Firstly, to answer your question, I didn’t notice anything strange in the verbose logs.

However, I neglected to mention in my post that I was executing the tests on Windows. I looked some more through posts in the forum here, and I found this comment about the difference in time precision between Go and Windows.

I looked at the JSON output example in the documentation, and the seconds have 9 decimal points, as the k6 default nanosecond precision dictates, like so 2017-05-09T14:34:45.625742514+02:00. In the JSON outputs from tests I ran on Windows the timestamps are in about microsecond precision (the seconds have either 6 or 7 decimal points), like so 2024-03-07T11:13:21.269543+01:00, so they are not in the default nanosecond precision. I compared the timestamps for the metrics in the JSON output and the InfluxDB data, and for all the metrics that have the same timestamp in the JSON output, there is only one of those saved in InfluxDB, which is how InfluxDB handles duplicate data – for all data with the same measurement, tags and timestamp ( duplicate timeseries), only the last one is saved. The conclusion would be that Windows limits the default k6 precision, which impacts what is saved in InfluxDB.

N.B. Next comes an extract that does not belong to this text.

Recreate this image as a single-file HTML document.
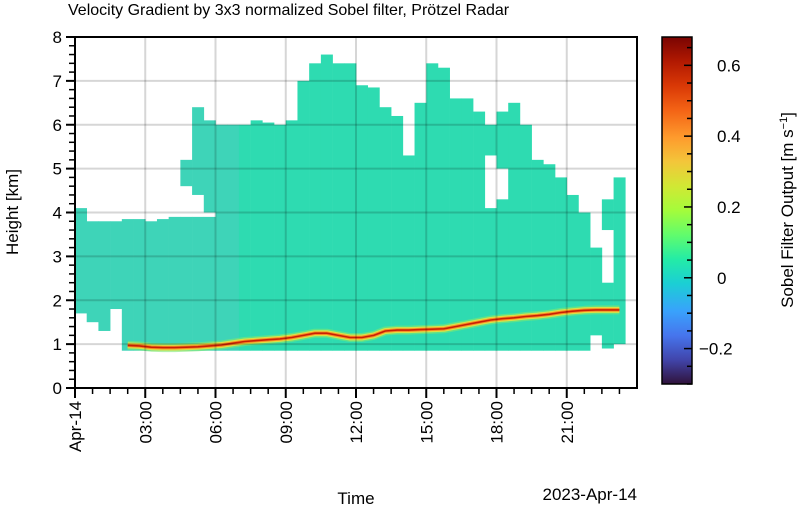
<!DOCTYPE html>
<html><head><meta charset="utf-8"><style>
html,body{margin:0;padding:0;background:#fff;}
svg{display:block;font-family:"Liberation Sans",sans-serif;}
</style></head><body>
<svg id="chart" width="797" height="508" viewBox="0 0 797 508">
<defs>
<linearGradient id="turbo" x1="0" y1="1" x2="0" y2="0">
<stop offset="0" stop-color="#30123b"/><stop offset="0.07" stop-color="#4145ab"/><stop offset="0.14" stop-color="#4675ed"/><stop offset="0.21" stop-color="#39a2fc"/><stop offset="0.29" stop-color="#1bcfd4"/><stop offset="0.36" stop-color="#24eca6"/><stop offset="0.43" stop-color="#61fc6c"/><stop offset="0.5" stop-color="#a4fc3b"/><stop offset="0.57" stop-color="#d1e834"/><stop offset="0.64" stop-color="#f3c63a"/><stop offset="0.71" stop-color="#fe9b2d"/><stop offset="0.79" stop-color="#f36315"/><stop offset="0.86" stop-color="#d93806"/><stop offset="0.93" stop-color="#b11901"/><stop offset="1" stop-color="#7a0402"/>
</linearGradient>
<clipPath id="plotclip"><rect x="75" y="37" width="562" height="351"/></clipPath>
</defs>
<text x="68" y="15" font-size="16" fill="#000">Velocity Gradient by 3x3 normalized Sobel filter, Prötzel Radar</text>
<g id="data" clip-path="url(#plotclip)"></g>
<g id="grid"></g>
<rect x="75" y="37" width="562" height="351" fill="none" stroke="#000" stroke-width="2"/>
<g id="axes"></g>
<text x="0" y="0" font-size="17" transform="translate(18,212) rotate(-90)" text-anchor="middle">Height [km]</text>
<text x="356" y="504" font-size="17" text-anchor="middle">Time</text>
<text x="637" y="500" font-size="17" text-anchor="end">2023-Apr-14</text>
<rect x="662" y="37" width="30" height="347" fill="url(#turbo)" stroke="#000" stroke-width="1.5"/>
<g id="cbaxis"></g>
<text font-size="17" transform="translate(793,210) rotate(-90)" text-anchor="middle">Sobel Filter Output [m s<tspan dy="-6" font-size="11">−1</tspan><tspan dy="6">]</tspan></text>
</svg>
<script>
// data (half-hour columns)
const colHours = [0,0.5,1,1.5,2,2.5,3,3.5,4,4.5,5,5.5,6,6.5,7,7.5,8,8.5,9,9.5,10,10.5,11,11.5,12,12.5,13,13.5,14,14.5,15,15.5,16,16.5,17,17.5,18,18.5,19,19.5,20,20.5,21,21.5,22,22.5,23,23.5];
const echoTop = [4.1,3.8,3.8,3.8,3.85,3.85,3.8,3.85,3.9,5.2,6.4,6.1,6.0,6.0,6.0,6.1,6.05,6.0,6.1,7.0,7.4,7.6,7.4,7.4,6.9,6.85,6.4,6.2,5.3,6.5,7.4,7.3,6.6,6.6,6.3,6.0,6.3,6.5,6.0,5.2,5.1,4.8,4.4,4.0,3.2,4.3,4.8,0];
const echoBottom = [1.7,1.5,1.3,1.8,0.85,0.85,0.85,0.85,0.85,0.85,0.85,0.85,0.85,0.85,0.85,0.85,0.85,0.85,0.85,0.85,0.85,0.85,0.85,0.85,0.85,0.85,0.85,0.85,0.85,0.85,0.85,0.85,0.85,0.85,0.85,0.85,0.85,0.85,0.85,0.85,0.85,0.85,0.85,0.85,1.2,0.9,1.0,0];
const gapLow = [0,0,0,0,0,0,0,0,0,3.9,3.9,3.9,0,0,0,0,0,0,0,0,0,0,0,0,0,0,0,0,0,0,0,0,0,0,0,4.1,4.3,0,0,0,0,0,0,0,0,2.4,0,0];
const gapHigh = [0,0,0,0,0,0,0,0,0,4.6,4.4,4.0,0,0,0,0,0,0,0,0,0,0,0,0,0,0,0,0,0,0,0,0,0,0,0,5.3,5.0,0,0,0,0,0,0,0,0,3.6,0,0];
const bandHeight = [0,0,0,0,0.97,0.96,0.93,0.92,0.92,0.93,0.94,0.96,0.98,1.02,1.06,1.08,1.1,1.12,1.15,1.2,1.25,1.25,1.2,1.15,1.15,1.2,1.3,1.32,1.32,1.33,1.34,1.35,1.4,1.45,1.5,1.55,1.58,1.6,1.63,1.65,1.68,1.72,1.75,1.77,1.78,1.78,1.78,0];
const yTicks = [0,1,2,3,4,5,6,7,8];
const xTickHours = [0,3,6,9,12,15,18,21];
const xTickLabels = ["Apr-14","03:00","06:00","09:00","12:00","15:00","18:00","21:00"];
const cbTicks = [-0.2,0,0.2,0.4,0.6];
const cbTickLabels = ["−0.2","0","0.2","0.4","0.6"];

const NS="http://www.w3.org/2000/svg";
const X0=75,X1=637,Y0=388,Y1=37;
const xs=h=>X0+(X1-X0)*h/24;
const ys=k=>Y0-(Y0-Y1)*k/8;
const cbY=v=>384-(v+0.3)/(0.98)*347;
function mk(tag,attrs,parent){const e=document.createElementNS(NS,tag);for(const k in attrs)e.setAttribute(k,attrs[k]);parent.appendChild(e);return e;}
const gData=document.getElementById('data');
const step=0.5;
colHours.forEach((h,i)=>{
  if(echoTop[i]<=0)return;
  const x=xs(h),w=xs(h+step)-x+0.3;
  let segs=[[echoBottom[i],echoTop[i]]];
  if(gapHigh[i]>gapLow[i]&&gapLow[i]>0)segs=[[echoBottom[i],gapLow[i]],[gapHigh[i],echoTop[i]]];
  segs.forEach(s=>{
    const r=mk('rect',{x:x,y:ys(s[1]),width:w,height:ys(s[0])-ys(s[1]),fill:h<7?'#3ed4b8':'#2edbb1'},gData);
    
    
  });
});
// bright band
function bandPath(){let d='';colHours.forEach((h,i)=>{if(bandHeight[i]<=0)return;const x=xs(h+step/2);d+=(d?'L':'M')+x.toFixed(1)+','+ys(bandHeight[i]).toFixed(1);});return d;}
const bd=bandPath();
[[9,'#7ee870',0.6],[6,'#e8e040',0.9],[3.5,'#fb8a22',1],[1.6,'#c82005',1]].forEach(s=>{
  const p=mk('path',{d:bd,fill:'none',stroke:s[1],'stroke-width':s[0],'stroke-linejoin':'round','stroke-linecap':'butt',opacity:s[2]},gData);
  
  
});
// grid
const gGrid=document.getElementById('grid');
yTicks.slice(1,-1).forEach(v=>{const l=mk('line',{x1:X0,x2:X1,y1:ys(v),y2:ys(v),stroke:'rgba(0,0,0,0.16)','stroke-width':2},gGrid);});
xTickHours.slice(1).forEach(h=>{const l=mk('line',{x1:xs(h),x2:xs(h),y1:Y1,y2:Y0,stroke:'rgba(0,0,0,0.16)','stroke-width':2},gGrid);});
// axes
const gA=document.getElementById('axes');
for(let v=0;v<=8.001;v+=0.2){const major=Math.abs(v-Math.round(v))<1e-6;const l=mk('line',{x1:X0-(major?9:6),x2:X0,y1:ys(v),y2:ys(v),stroke:'#000','stroke-width':major?2:1.5},gA);}
yTicks.forEach(v=>{const t=mk('text',{x:X0-13,y:ys(v)+6,'font-size':17,'text-anchor':'end'},gA);t.textContent=v;});
for(let h=0;h<24;h+=0.75){const major=Math.abs(h/3-Math.round(h/3))<1e-6;const l=mk('line',{x1:xs(h),x2:xs(h),y1:Y0,y2:Y0+(major?10:6),stroke:'#000','stroke-width':major?2:1.5},gA);}
xTickHours.forEach((h,i)=>{const t=mk('text',{x:0,y:0,'font-size':17,'text-anchor':'end',transform:`translate(${xs(h)+6},${Y0+13}) rotate(-90)`},gA);t.textContent=xTickLabels[i];});
// colorbar axis
const gC=document.getElementById('cbaxis');
for(let v=-0.3;v<=0.68;v+=0.05){const major=Math.abs(v*5-Math.round(v*5))<1e-6;const l=mk('line',{x1:692,x2:692-(major?8:5),y1:cbY(v),y2:cbY(v),stroke:'#000','stroke-width':1.5},gC);}
cbTicks.forEach((v,i)=>{const t=mk('text',{x:cbTickLabels[i].startsWith('−')?699:717,y:cbY(v)+6,'font-size':17},gC);t.textContent=cbTickLabels[i];});
</script>
</body></html>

Adding a tag to every metric (to make every timeseries unique), like adding this in the VU code (the scenario function):

execution.vu.metrics.tags['trace_id'] = execution.scenario.iterationInTest;
// rest of the VU code
delete execution.vu.metrics.tags['trace_id'];

makes it so all the metrics are saved in InfluxDB, because that way there is no data duplication. This increases the database timeseries cardinality, so it is not a(n optimal) solution, but it does confirm that the metrics loss is because more metrics have the same timestamp when the time precision is lower (microsecond rather than nanosecond).

EDIT: And the solution would be not to execute tests in Windows.